학술논문

Calculated Comparisons: Manufacturing Societal Causal Judgments by Implying Different Counterfactual Outcomes
Document Type
Journal Articles
Reports - Research
Author
Jamie Amemiya (ORCID 0000-0001-6946-4717); Gail D. HeymanCaren M. Walker
Source
Cognitive Science. 2024 48(2).
Subject
Causal Models
Evaluative Thinking
Logical Thinking
Social Problems
COVID-19
Pandemics
Public Health
Public Policy
College Students
Persuasive Discourse
Beliefs
Language
English
ISSN
0364-0213
1551-6709
Abstract
How do people come to opposite causal judgments about societal problems, such as whether a public health policy reduced COVID-19 cases? The current research tests an understudied cognitive mechanism in which people may agree about what "actually" happened (e.g., that a public health policy was implemented and COVID-19 cases declined), but can be made to disagree about the counterfactual, or what "would have" happened otherwise (e.g., whether COVID-19 cases would have declined naturally without intervention) via comparison cases. Across two preregistered studies (total N = 480), participants reasoned about the implementation of a public policy that was followed by an immediate decline in novel virus cases.

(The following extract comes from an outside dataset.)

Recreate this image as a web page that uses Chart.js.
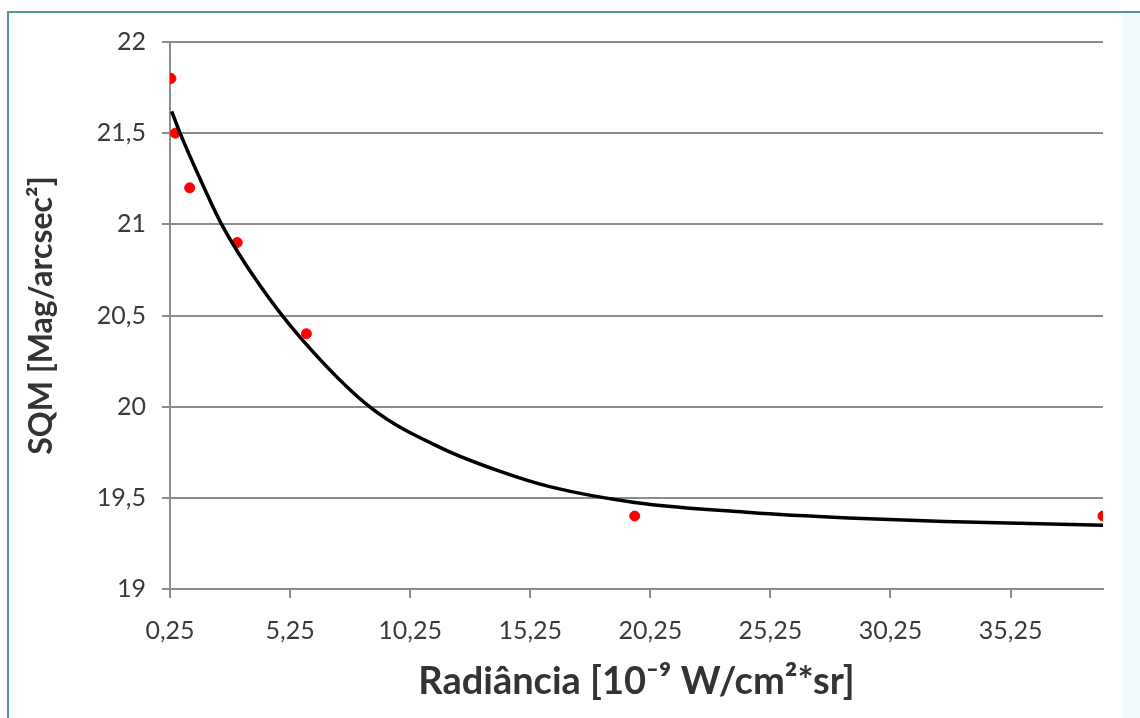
<!DOCTYPE html>
<html>
<head>
<meta charset="utf-8">
<script src="https://cdn.jsdelivr.net/npm/chart.js@4"></script>
<style>
  body { margin: 0; background: #fff; }
  #wrap { width: 1140px; height: 718px; }
</style>
</head>
<body>
<div id="wrap"><canvas id="sqmChart"></canvas></div>
<script>
// medições (pontos vermelhos)
const radX = [0.29, 0.47, 1.07, 3.05, 5.93, 19.6, 39.1];
const sqmY = [21.8, 21.5, 21.2, 20.9, 20.4, 19.4, 19.4];

// linha de tendência
const trendX = [0.32, 0.67, 1.5, 2.4, 3.86, 5.67, 8.65, 11.6, 14.0, 16.1, 19.6, 24.4, 28.5, 32.5, 39.1];
const trendY = [21.62, 21.5, 21.25, 21.0, 20.69, 20.38, 19.99, 19.77, 19.645, 19.56, 19.475, 19.42, 19.39, 19.37, 19.35];

const xTicks = [0.25, 5.25, 10.25, 15.25, 20.25, 25.25, 30.25, 35.25];
const yTicks = [19, 19.5, 20, 20.5, 21, 21.5, 22];

const comma = v => String(v).replace('.', ',');
const fam = "Lato, sans-serif";

const frame = {
  id: 'frame',
  beforeDraw(chart) {
    const c = chart.ctx;
    c.save();
    c.fillStyle = '#fff';
    c.fillRect(0, 0, chart.width, chart.height);
    c.fillStyle = '#f1fbfb';
    c.fillRect(1122, 12, chart.width - 1122, chart.height);
    c.strokeStyle = '#4f9a96';
    c.lineWidth = 2;
    c.beginPath();
    c.moveTo(8, chart.height);
    c.lineTo(8, 12);
    c.lineTo(chart.width, 12);
    c.stroke();
    c.restore();
  }
};

const ctx = document.getElementById('sqmChart').getContext('2d');

new Chart(ctx, {
  type: 'scatter',
  data: {
    datasets: [
      {
        label: 'Tendência',
        data: trendX.map((x, i) => ({ x: x, y: trendY[i] })),
        showLine: true,
        borderColor: '#000',
        borderWidth: 3.5,
        pointRadius: 0,
        cubicInterpolationMode: 'monotone',
        order: 0
      },
      {
        label: 'SQM',
        data: radX.map((x, i) => ({ x: x, y: sqmY[i] })),
        backgroundColor: 'rgb(255, 0, 0)',
        borderColor: 'rgb(255, 0, 0)',
        pointRadius: 5,
        order: 1
      }
    ]
  },
  options: {
    responsive: true,
    maintainAspectRatio: false,
    animation: false,
    layout: { padding: { top: 42, right: 37, left: 12, bottom: 0 } },
    plugins: {
      legend: { display: false },
      tooltip: { enabled: false }
    },
    scales: {
      x: {
        type: 'linear',
        min: 0.25,
        max: 39.1,
        afterBuildTicks: axis => { axis.ticks = xTicks.map(v => ({ value: v })); },
        afterFit: axis => { axis.height = 129; },
        grid: {
          drawOnChartArea: false,
          color: '#8c8c8c',
          lineWidth: 2,
          tickLength: 9
        },
        border: { color: '#8c8c8c', width: 2 },
        ticks: {
          padding: 18,
          color: '#3a3a3a',
          font: { family: fam, size: 25 },
          maxRotation: 0,
          autoSkip: false,
          callback: v => comma(v)
        },
        title: {
          display: true,
          text: 'Radiância [10⁻⁹ W/cm²*sr]',
          color: '#333',
          font: { family: fam, size: 38, weight: 'bold' },
          padding: { top: 0, bottom: 13 }
        }
      },
      y: {
        min: 19,
        max: 22,
        afterBuildTicks: axis => { axis.ticks = yTicks.map(v => ({ value: v })); },
        afterFit: axis => { axis.width = 158; },
        grid: {
          color: '#8c8c8c',
          lineWidth: 2,
          tickLength: 8
        },
        border: { color: '#8c8c8c', width: 2 },
        ticks: {
          padding: 16,
          color: '#3a3a3a',
          font: { family: fam, size: 25 },
          callback: v => comma(v)
        },
        title: {
          display: true,
          text: 'SQM [Mag/arcsec²]',
          color: '#333',
          font: { family: fam, size: 32, weight: 'bold' },
          padding: { top: 10, bottom: 0 }
        }
      }
    }
  },
  plugins: [frame]
});
</script>
</body>
</html>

Study 1 shows that people's judgments about the causal impact of the policy could be pushed in opposite directions by emphasizing comparison cases that imply different counterfactual outcomes. Study 2 finds that people recognize they can use such information to influence others. Specifically, in service of persuading others to support or reject a public health policy, people systematically showed comparison cases implying the counterfactual outcome that aligned with their position. These findings were robust across samples of U.S. college students and politically and socioeconomically diverse U.S. adults. Together, these studies suggest that implied counterfactuals are a powerful tool that individuals can use to manufacture others' causal judgments and warrant further investigation as a mechanism contributing to belief polarization.